Shares of General Motors (GM -0.91%) surged more than 10% this week after the largest U.S. automaker reported better than expected January sales in the U.S. and posted a Q4 profit that crushed analyst estimates.

GM Price Chart

GM Stock Price, data by YCharts.

That said, GM stock traded for more than $40 in early 2014 before a massive wave of recalls caused investors to flee the stock. Luckily, GM doesn't seem to have suffered much permanent damage from its recall woes, and the company is on track for strong earnings growth. This should help GM stock rebound and rise well beyond $40 in the next year or two. Let's take a deeper look at the some of the factors expected to drive this future growth.

North America drives profit growth
GM reported adjusted EPS of $1.19 for Q4, which easily exceeded the average analyst estimate of $0.83. Much of the earnings upside came from the North America region, which still produces the vast majority of GM's global earnings.

In Q4, EBIT-adjusted (GM's preferred measure of pretax income) rose about 17% at GM North America, reaching $2.21 billion. This earnings growth was driven by a combination of mix and pricing.

In this regard, GM is benefiting in a big way from the recent drop in gas prices. This has stimulated strong demand for highly profitable full-size pickups and large SUVs. In the full-size truck market, GM gained almost 5 points of retail market share last quarter, thanks to severe supply constraints at top rival Ford.

GM gained share in the profitable full-size truck market last year. Photo: General Motors.

Large SUVs have also been a point of strength for GM. In fact, the company now controls more than 75% of the U.S. market for large SUVs. GM picked a great time to launch new models in early 2014. With new products in the segment, GM is earning higher margins on each sale just as demand is rising.

Profit growth will take off in 2015
This strong profit momentum should continue in 2015, lifting GM stock further. GM's solid Q4 profit growth in North America came despite its wholesale volume dropping from 863,000 to 849,000 vehicles.

This reduction in wholesales was not the result of weak demand. Rather, in Q4 2013, GM North America's retail sales trailed wholesales by 79,000 units, meaning that dealers were accumulating inventory. By contrast, retail sales exceeded wholesales by 5,000 units last quarter.

Looking at the U.S. specifically, GM's inventory totaled 732,470 vehicles at the end of last month. That compares to inventory of 780,140 vehicles at the end of January 2014. This indicates that GM is better matching production with demand this year. Indeed, the company faced a significant inventory glut at this time last year.

GM's inventory is in much better position now than it was a year ago. Photo: The Motley Fool.

In total, GM produced significantly fewer vehicles than it sold in North America during 2014, correcting for some overproduction during 2013. In 2015, GM will need to ramp up production to meet higher demand. Its leaner inventory position should also drive margin expansion this year. The resulting profit growth will be a meaningful catalyst for GM stock.

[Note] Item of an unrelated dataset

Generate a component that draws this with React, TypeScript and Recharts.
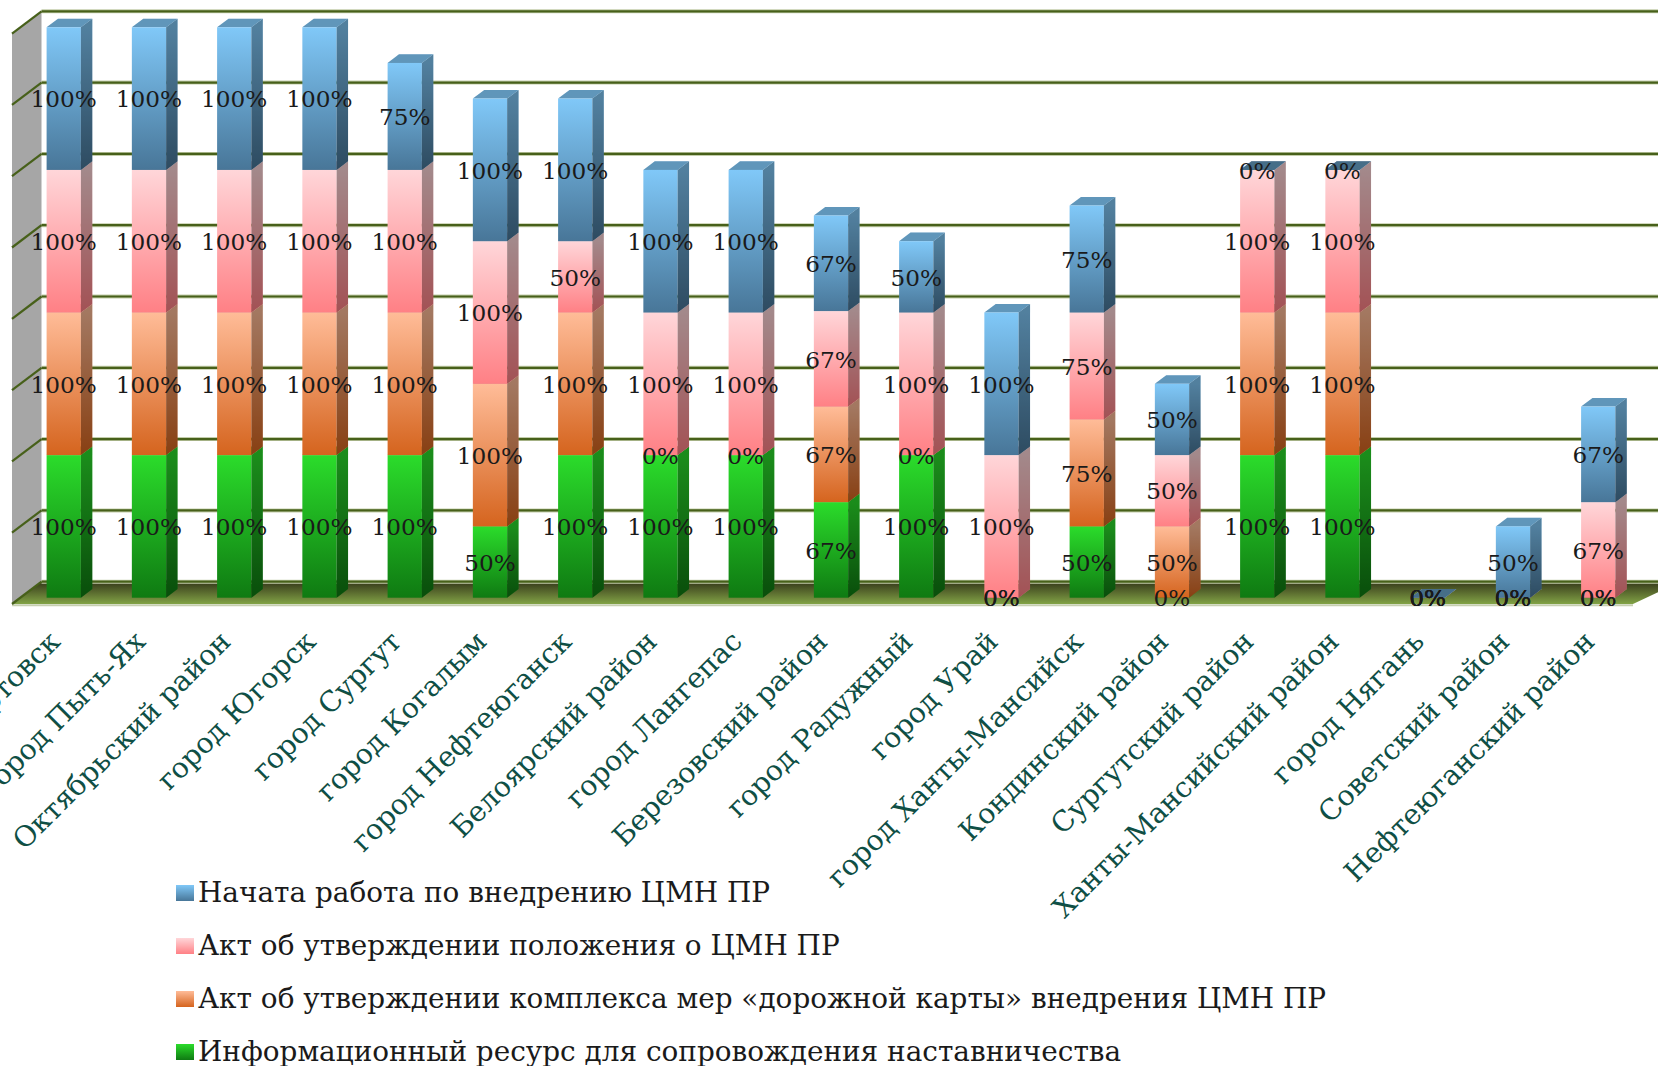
import React from 'react';
import { BarChart, Bar, XAxis, YAxis, CartesianGrid, LabelList, Legend } from 'recharts';

const categories = ['город Нижневартовск','город Пыть-Ях','Октябрьский район','город Югорск','город Сургут','город Когалым','город Нефтеюганск','Белоярский район','город Лангепас','Березовский район','город Радужный','город Урай','город Ханты-Мансийск','Кондинский район','Сургутский район','Ханты-Мансийский район','город Нягань','Советский район','Нефтеюганский район'];
const infoResource = [100,100,100,100,100,50,100,100,100,67,100,0,50,0,100,100,0,0,0];
const roadmapAct = [100,100,100,100,100,100,100,0,0,67,0,0,75,50,100,100,0,0,0];
const regulationAct = [100,100,100,100,100,100,50,100,100,67,100,100,75,50,100,100,0,0,67];
const workStarted = [100,100,100,100,75,100,100,100,100,67,50,100,75,50,0,0,0,50,67];

const rows = categories.map((name, i) => ({ name, infoResource: infoResource[i], roadmapAct: roadmapAct[i], regulationAct: regulationAct[i], workStarted: workStarted[i] }));

const W = 1658, H = 1066;
const TOP = 27.3, BOTTOM = 597.7, LEFT = 21.6, STEP = 85.25;
const DX = 11.4, DY = 8.6;
const FONT = '"DejaVu Serif", serif';

const series = [
  { key: 'infoResource', name: 'Информационный ресурс для сопровождения наставничества', top: '#2bdc2b', bottom: '#0f7a12' },
  { key: 'roadmapAct', name: 'Акт об утверждении комплекса мер «дорожной карты» внедрения ЦМН ПР', top: '#ffbc98', bottom: '#d5641e' },
  { key: 'regulationAct', name: 'Акт об утверждении положения о ЦМН ПР', top: '#ffd6d9', bottom: '#ff8085' },
  { key: 'workStarted', name: 'Начата работа по внедрению ЦМН ПР', top: '#80c8f8', bottom: '#487698' },
];

function Box(props: any) {
  const { x, y, width, height, top, bottom, id } = props;
  if (width == null) return null;
  const r = x + width;
  const b = y + height;
  return (
    <g>
      <defs>
        <linearGradient id={id} gradientUnits="userSpaceOnUse" x1="0" x2="0" y1={y} y2={Math.max(b, y + 1)}>
          <stop offset="0" stopColor={top} />
          <stop offset="1" stopColor={bottom} />
        </linearGradient>
      </defs>
      <polygon points={`${x},${y} ${r},${y} ${r + DX},${y - DY} ${x + DX},${y - DY}`} fill={top} />
      <polygon points={`${x},${y} ${r},${y} ${r + DX},${y - DY} ${x + DX},${y - DY}`} fill="#000" fillOpacity={height < 1 ? 0.45 : 0.25} />
      <rect x={x} y={y} width={width} height={height} fill={`url(#${id})`} />
      <polygon points={`${r},${y} ${r + DX},${y - DY} ${r + DX},${b - DY} ${r},${b}`} fill={`url(#${id})`} />
      <polygon points={`${r},${y} ${r + DX},${y - DY} ${r + DX},${b - DY} ${r},${b}`} fill="#000" fillOpacity={0.36} />
    </g>
  );
}

function GridLine(props: any) {
  const { y1, index } = props;
  const back = y1 - 16;
  const isFloor = Math.abs(y1 - BOTTOM) < 1;
  return (
    <g key={index}>
      {isFloor && (
        <g>
          <defs>
            <linearGradient id="floorFill" x1="0" x2="0" y1="0" y2="1">
              <stop offset="0" stopColor="#35381a" />
              <stop offset="1" stopColor="#82a346" />
            </linearGradient>
          </defs>
          <polygon points={`12,${TOP + 6} 41.5,${TOP - 16} 41.5,${BOTTOM - 16} 12,${BOTTOM + 6.3}`} fill="#a6a6a6" />
          <polygon points={`41.5,${back} 1680,${back} 1633,${BOTTOM + 6.3} 12,${BOTTOM + 6.3}`} fill="url(#floorFill)" />
          <line x1={12} x2={1633} y1={BOTTOM + 7.5} y2={BOTTOM + 7.5} stroke="#c6cfb0" strokeWidth={2} />
        </g>
      )}
      <line x1={41.5} x2={W} y1={back} y2={back} stroke="#c3cdaa" strokeWidth={4} />
      <line x1={41.5} x2={W} y1={back} y2={back} stroke="#47601a" strokeWidth={2.2} />
      <line x1={12} x2={41.5} y1={back + 22.3} y2={back} stroke="#47601a" strokeWidth={2.2} />
    </g>
  );
}

function XTick(props: any) {
  const { x, y, payload } = props;
  return (
    <text x={x - 2.5} y={y + 37.5} transform={`rotate(-45 ${x - 2.5} ${y + 37.5})`} textAnchor="end" fill="#0f4f45" fontFamily={FONT} fontSize={28.2}>
      {payload.value}
    </text>
  );
}

function LegendBox(props: any) {
  const items = [...(props.payload || [])];
  items.sort((a: any, b: any) => series.findIndex((s) => s.key === b.dataKey) - series.findIndex((s) => s.key === a.dataKey));
  return (
    <div>
      {items.map((it: any) => {
        const s = series.find((v) => v.key === it.dataKey)!;
        return (
          <div key={s.key} style={{ display: 'flex', alignItems: 'center', height: 53 }}>
            <span style={{ width: 18, height: 16, marginRight: 4, background: `linear-gradient(${s.top}, ${s.bottom})` }} />
            <span style={{ fontFamily: FONT, fontSize: 27.9, color: '#1a1a1a', whiteSpace: 'nowrap' }}>{s.name}</span>
          </div>
        );
      })}
    </div>
  );
}

export default function App() {
  return (
    <div style={{ position: 'absolute', left: 0, top: 0, width: W, height: H, overflow: 'hidden', background: '#fff' }}>
      <BarChart width={W} height={H} data={rows} barSize={34.3} barGap={0}
        margin={{ left: LEFT, right: W - LEFT - STEP * 19, top: TOP, bottom: 0 }}>
        <CartesianGrid vertical={false} horizontal={(p: any) => <GridLine {...p} />} />
        <XAxis dataKey="name" interval={0} axisLine={false} tickLine={false} tick={<XTick />} height={H - BOTTOM} />
        <YAxis hide domain={[0, 400]} ticks={[0,50,100,150,200,250,300,350,400]} width={0} />
        <Legend verticalAlign="middle" align="center" content={<LegendBox />} wrapperStyle={{ position: 'absolute', left: 176, top: 866, width: 1200 }} />
        {series.map((s) => (
          <Bar key={s.key} dataKey={s.key} name={s.name} stackId="a" isAnimationActive={false}
            shape={(p: any) => <Box {...p} top={s.top} bottom={s.bottom} id={`g-${s.key}-${p.index}`} />}>
            <LabelList dataKey={s.key} position="center" fill="#1a1a1a" fontFamily={FONT} fontSize={23.2} dy={0.5}
              formatter={(v: any) => `${v}%`} />
          </Bar>
        ))}
      </BarChart>
    </div>
  );
}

Managing headwinds around the world
Elsewhere in the world, GM faces headwinds from currency fluctuations, sluggish economic growth, and overcapacity in multiple regions. Nevertheless, GM expects to post year-over-year earnings growth in every region in 2015.

In Europe, GM closed its plant in Bochum in December. This will help address overcapacity in the region. GM has also faced significant restructuring costs in Europe in recent years due to that plant closure, which will not recur in 2015. As a result, it should get much closer to breakeven in Europe this year.

In China, GM continues to post steady earnings growth. This will offset weakness and high restructuring charges elsewhere in its international operations segment. Lastly, GM has already shown a positive trend in South America, where it posted profit growth in Q4 after losing money for most of the year.

Low valuation
Despite GM's forecast for strong earnings growth in 2015 and 2016, GM stock currently trades for just over eight times projected 2015 earnings. By contrast, Ford stock trades for about 10 times earnings. This implies that investors are very skeptical of GM's earnings targets.

If GM can capitalize on its favorable market position in North America this year while also producing better earnings in each of its other regions, this should help the company gain much more credibility with investors.

As a result, GM stock is likely to close the valuation gap with Ford in the next year or two. This could lift it well beyond its previous high -- perhaps as far as $50. In the meantime, investors can enjoy GM stock's hefty dividend yield of nearly 4%.